Snopes found examples of the claim spreading on Facebook, Instagram and Threads, too. Some users seemed to interpret the rumor about Winfrey's attempted bribe as true. Snopes readers contacted us to investigate its legitimacy.
(X user GOP_is_Gutless)
To investigate the rumor, we first used search engines such as DuckDuckGo, Google and Yahoo. If Winfrey had truly attempted to bribe Fetterman, journalists with reputable news outlets, such as The Associated Press or Reuters, would have widely reported on it, and those search inquiries would have uncovered such evidence.
That was not the case. Although we did find stories noting that Winfrey had endorsed Fetterman as a candidate in 2022, we did not find any credible reporting about her supposed bribe. Similarly, Fetterman's social media pages made no mention of such a bombshell announcement. (In fact, records show that Fetterman voted against the Big Beautiful Bill).
Instead, the rumor was satire. The earliest example we found was posted to a Facebook page called America Loves Liberty. That page's description described it as "an authorized dumping ground for used ALLOD material and other profitable right-wing propaganda," and noted that "nothing on this page is real."
ALLOD stands for America's Last Line of Defense — the flagship page in a whole network of satirical social media accounts, including the America Loves Liberty Page.
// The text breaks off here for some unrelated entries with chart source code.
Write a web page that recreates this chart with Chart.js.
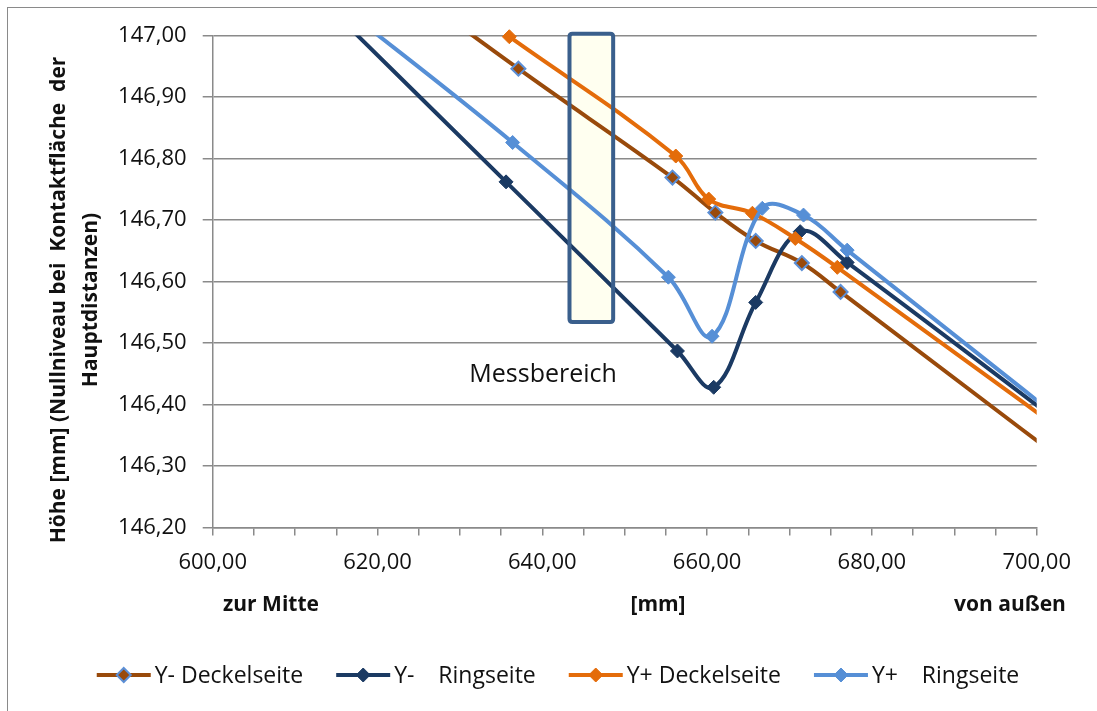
<!DOCTYPE html>
<html>
<head>
<meta charset="utf-8">
<script src="https://cdn.jsdelivr.net/npm/chart.js@4.4.1/dist/chart.umd.min.js"></script>
<style>
  html, body { margin: 0; padding: 0; background: #ffffff; }
  #wrap { width: 1097px; height: 711px; position: relative; }
</style>
</head>
<body>
<div id="wrap"><canvas id="c" width="1097" height="711"></canvas></div>
<script>
// Measured heights across the contact surface (x in mm, height in mm)
const seriesNames = ['Y- Deckelseite', 'Y-    Ringseite', 'Y+ Deckelseite', 'Y+    Ringseite'];

const xYminusDeckel = [615, 637.1, 655.8, 661.0, 665.9, 671.5, 676.2, 720];
const hYminusDeckel = [147.163, 146.946, 146.769, 146.712, 146.666, 146.630, 146.583, 146.138];

const xYminusRing = [615, 635.6, 656.4, 660.8, 665.9, 671.3, 677.0, 720];
const hYminusRing = [147.034, 146.762, 146.487, 146.428, 146.566, 146.681, 146.631, 146.195];

const xYplusDeckel = [636.0, 656.2, 660.2, 665.5, 670.7, 675.8, 720];
const hYplusDeckel = [146.998, 146.804, 146.734, 146.711, 146.670, 146.623, 146.192];

const xYplusRing = [615, 636.4, 655.3, 660.6, 666.7, 671.7, 677.0, 720];
const hYplusRing = [147.054, 146.826, 146.607, 146.511, 146.719, 146.708, 146.651, 146.195];

// Measuring window (mm / height range)
const messbereichX = [643.3, 648.6];
const messbereichY = [146.534, 147.003];
const messbereichLabel = 'Messbereich';
const messbereichLabelAt = [640.1, 146.448];

// Axis ranges and captions
const xRange = [600, 700];
const yRange = [146.2, 147.0];
const yTitleLines = ['Höhe [mm] (Nullniveau bei  Kontaktfläche  der', 'Hauptdistanzen)'];
const xCaptions = ['zur Mitte', '[mm]', 'von außen'];

const FONT = '"Open Sans", "Liberation Sans", sans-serif';
const colors = ['#994a0b', '#1b3a63', '#e46c0a', '#568fd6'];
const markerBorders = ['#5b8fd6', '#1b3a63', '#e46c0a', '#568fd6'];

function toPoints(xs, ys) { return xs.map((x, i) => ({ x: x, y: ys[i] })); }
function comma(v) { return v.toFixed(2).replace('.', ','); }

const pointSets = [
  toPoints(xYminusDeckel, hYminusDeckel),
  toPoints(xYminusRing, hYminusRing),
  toPoints(xYplusDeckel, hYplusDeckel),
  toPoints(xYplusRing, hYplusRing)
];

const datasets = pointSets.map((pts, i) => ({
  label: seriesNames[i],
  data: pts,
  showLine: true,
  borderColor: colors[i],
  backgroundColor: colors[i],
  borderWidth: 4,
  tension: 0.38,
  pointStyle: 'rectRot',
  pointRadius: 7,
  pointHoverRadius: 7,
  pointBackgroundColor: colors[i],
  pointBorderColor: markerBorders[i],
  pointBorderWidth: i === 0 ? 2 : 1,
  clip: i === 2 ? { left: 0, top: 8, right: 0, bottom: 0 } : 0,
  order: 4 - i
}));

function drawDiamond(ctx, x, y, r, fill, stroke, lw) {
  ctx.beginPath();
  ctx.moveTo(x, y - r);
  ctx.lineTo(x + r, y);
  ctx.lineTo(x, y + r);
  ctx.lineTo(x - r, y);
  ctx.closePath();
  ctx.fillStyle = fill;
  ctx.fill();
  ctx.lineWidth = lw;
  ctx.strokeStyle = stroke;
  ctx.stroke();
}

function roundRectPath(ctx, x, y, w, h, r) {
  ctx.beginPath();
  ctx.moveTo(x + r, y);
  ctx.lineTo(x + w - r, y);
  ctx.quadraticCurveTo(x + w, y, x + w, y + r);
  ctx.lineTo(x + w, y + h - r);
  ctx.quadraticCurveTo(x + w, y + h, x + w - r, y + h);
  ctx.lineTo(x + r, y + h);
  ctx.quadraticCurveTo(x, y + h, x, y + h - r);
  ctx.lineTo(x, y + r);
  ctx.quadraticCurveTo(x, y, x + r, y);
  ctx.closePath();
}

const decor = {
  id: 'decor',
  beforeDatasetsDraw(chart) {
    const { ctx, scales: { x, y } } = chart;
    const x0 = x.getPixelForValue(messbereichX[0]);
    const x1 = x.getPixelForValue(messbereichX[1]);
    const y0 = y.getPixelForValue(messbereichY[1]);
    const y1 = y.getPixelForValue(messbereichY[0]);
    ctx.save();
    roundRectPath(ctx, x0, y0, x1 - x0, y1 - y0, 3);
    ctx.fillStyle = '#fffff0';
    ctx.fill();
    ctx.restore();
  },
  afterDatasetsDraw(chart) {
    const { ctx, scales: { x, y } } = chart;
    const x0 = x.getPixelForValue(messbereichX[0]);
    const x1 = x.getPixelForValue(messbereichX[1]);
    const y0 = y.getPixelForValue(messbereichY[1]);
    const y1 = y.getPixelForValue(messbereichY[0]);
    ctx.save();
    roundRectPath(ctx, x0, y0, x1 - x0, y1 - y0, 3);
    ctx.lineWidth = 4;
    ctx.strokeStyle = '#3a5f8c';
    ctx.stroke();
    ctx.font = '25px ' + FONT;
    ctx.fillStyle = '#111111';
    ctx.textAlign = 'center';
    ctx.textBaseline = 'middle';
    ctx.fillText(messbereichLabel, x.getPixelForValue(messbereichLabelAt[0]), y.getPixelForValue(messbereichLabelAt[1]));
    ctx.restore();
  },
  afterDraw(chart) {
    const { ctx } = chart;
    ctx.save();
    // frame
    ctx.strokeStyle = '#8a8a8a';
    ctx.lineWidth = 1;
    ctx.strokeRect(7.5, 7.5, 1200, 800);

    // y axis title (two rotated lines)
    ctx.fillStyle = '#111111';
    ctx.font = 'bold 21px ' + FONT;
    ctx.textAlign = 'center';
    ctx.textBaseline = 'middle';
    const cy = 300;
    [59, 91].forEach((cx, i) => {
      ctx.save();
      ctx.translate(cx, cy);
      ctx.rotate(-Math.PI / 2);
      ctx.fillText(yTitleLines[i], 0, 0);
      ctx.restore();
    });

    // x captions under the axis
    const capX = [271, 658, 1010];
    xCaptions.forEach((t, i) => ctx.fillText(t, capX[i], 605));

    // legend
    ctx.font = '23px ' + FONT;
    const lineLen = 54, gapText = 4, gapItem = 33;
    const widths = seriesNames.map(n => ctx.measureText(n).width);
    const total = widths.reduce((a, w) => a + lineLen + gapText + w, 0) + gapItem * (seriesNames.length - 1);
    let lx = 558 - total / 2;
    const ly = 675;
    seriesNames.forEach((n, i) => {
      ctx.beginPath();
      ctx.moveTo(lx, ly);
      ctx.lineTo(lx + lineLen, ly);
      ctx.strokeStyle = colors[i];
      ctx.lineWidth = 4;
      ctx.stroke();
      drawDiamond(ctx, lx + lineLen / 2, ly, 7, colors[i], markerBorders[i], i === 0 ? 2 : 1);
      ctx.fillStyle = '#111111';
      ctx.textAlign = 'left';
      ctx.fillText(n, lx + lineLen + gapText, ly + 1);
      lx += lineLen + gapText + widths[i] + gapItem;
    });
    ctx.restore();
  }
};

new Chart(document.getElementById('c'), {
  type: 'scatter',
  data: { datasets: datasets },
  plugins: [decor],
  options: {
    responsive: false,
    animation: false,
    devicePixelRatio: 1,
    layout: { padding: { top: 35.5, right: 60.3, bottom: 0, left: 0 } },
    elements: { line: { capBezierPoints: false } },
    plugins: {
      legend: { display: false },
      tooltip: { enabled: false }
    },
    scales: {
      x: {
        type: 'linear',
        min: xRange[0],
        max: xRange[1],
        afterFit(scale) { scale.height = 711 - 527.5; },
        ticks: {
          stepSize: 5,
          autoSkip: false,
          maxRotation: 0,
          padding: 14,
          color: '#111111',
          font: { family: FONT, size: 22 },
          callback: v => (Math.round(v) % 20 === 0 ? comma(v) : '')
        },
        grid: { drawOnChartArea: false, drawTicks: true, tickLength: 8, color: '#8a8a8a', lineWidth: 1.5 },
        border: { display: true, color: '#8a8a8a', width: 1.5 }
      },
      y: {
        type: 'linear',
        min: yRange[0],
        max: yRange[1],
        afterFit(scale) { scale.width = 212.7; },
        ticks: {
          stepSize: 0.1,
          padding: 16,
          color: '#111111',
          font: { family: FONT, size: 22 },
          callback: v => comma(v)
        },
        grid: { color: '#8a8a8a', lineWidth: 1.5, tickLength: 10, drawTicks: true },
        border: { display: true, color: '#8a8a8a', width: 1.5 }
      }
    }
  }
});
</script>
</body>
</html>
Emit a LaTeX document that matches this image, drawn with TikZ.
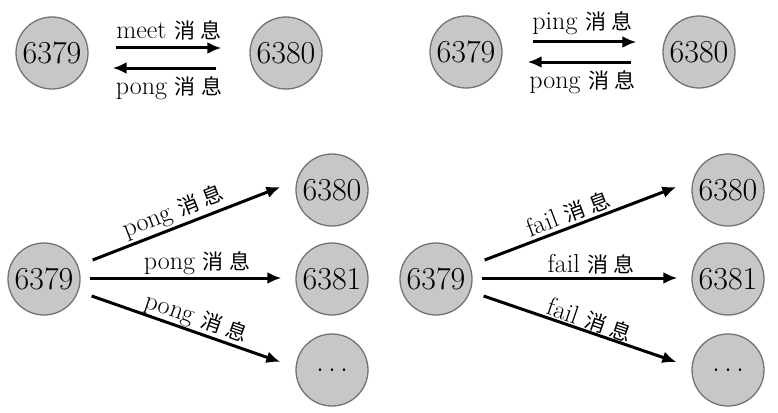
\documentclass[tikz,border=0pt]{standalone}
\usepackage{fontspec}
\newfontfamily\cjk[LetterSpace=25]{Noto Sans CJK SC}
\usetikzlibrary{arrows.meta}
\newcommand{\msg}[1]{#1\ {\cjk\fontsize{21}{24}\selectfont 消息}}

\tikzset{
	host/.style={circle, draw=black!55, fill=black!22, line width=1.3pt, minimum size=72pt, inner sep=0pt, font=\fontsize{32}{36}\selectfont},
	msgarrow/.style={line width=3pt, -{Latex[length=14pt,width=12pt]}},
	msglabel/.style={font=\fontsize{26}{30}\selectfont, inner sep=2pt}
}

\begin{document}
\begin{tikzpicture}[x=1pt,y=-1pt]
	\useasboundingbox (0,0) rectangle (778,412);
	
	% meet / pong
	\node[host] (m0) at (52,53) {6379};
	\node[host] (m1) at (286,53) {6380};
	\draw[msgarrow, shorten <=27pt, shorten >=28pt] ([yshift=5pt]m0.east) -- node[msglabel, above=4pt] {\msg{meet}} ([yshift=5pt]m1.west);
	\draw[msgarrow, shorten <=33pt, shorten >=24pt] ([yshift=-15pt]m1.west) -- node[msglabel, below=5pt] {\msg{pong}} ([yshift=-15pt]m0.east);
	
	% ping / pong
	\node[host] (g0) at (466,52) {6379};
	\node[host] (g1) at (699,52) {6380};
	\draw[msgarrow, shorten <=30pt, shorten >=26pt] ([yshift=10pt]g0.east) -- node[msglabel, above=4pt] {\msg{ping}} ([yshift=10pt]g1.west);
	\draw[msgarrow, shorten <=31pt, shorten >=25pt] ([yshift=-10pt]g1.west) -- node[msglabel, below=5pt] {\msg{pong}} ([yshift=-10pt]g0.east);
	
	% broadcast
	\foreach \src/\dst/\w/\n in {44/332/pong/p, 436/728/fail/f} {
		\node[host] (\n0) at (\src,279) {6379};
		\node[host] (\n1) at (\dst,190) {6380};
		\node[host] (\n2) at (\dst,279) {6381};
		\node[host] (\n3) at (\dst,370) {.\hspace{4pt}.\hspace{4pt}.};
		
		\draw[msgarrow] ([shift={(12,-19)}]\n0.east) -- node[msglabel, sloped, above=0pt, pos=.46] {\msg{\w}} ([shift={(-15,-3)}]\n1.west);
		\draw[msgarrow] ([shift={(9,-1)}]\n0.east) -- node[msglabel, above=0pt, pos=.56] {\msg{\w}} ([shift={(-14,-1)}]\n2.west);
		\draw[msgarrow] ([shift={(11,17)}]\n0.east) -- node[msglabel, sloped, above=-2pt, pos=.53] {\msg{\w}} ([shift={(-15,-8)}]\n3.west);
	}
	
\end{tikzpicture}
\end{document}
The America Loves Liberty post also included a digitally added watermark in the bottom right corner that read "ALLOD Satire: Everything on this page is fiction." That marking was visible in every post we reviewed, and we've rated the claim labeled satire accordingly.
We reached out to America's Last Line of Defense for its response to the fact that some people mistook the satirical story as real news. We will update this story if we receive a response.
Snopes has debunked similar pieces of media before. For example, in February 2026, we alerted readers to fake stories claiming that Rev. Jesse Jackson's family said they did not want former President Barack Obama at his funeral, and that the White House had put a permanent ban on CNN. Both originated from satirical pages affiliated with America's Last Line of Defense.
Since the effectiveness of satire is subjective, we use "originated as satire" or "labeled satire" ratings based on creators' description of their work. It's your call on whether you agree.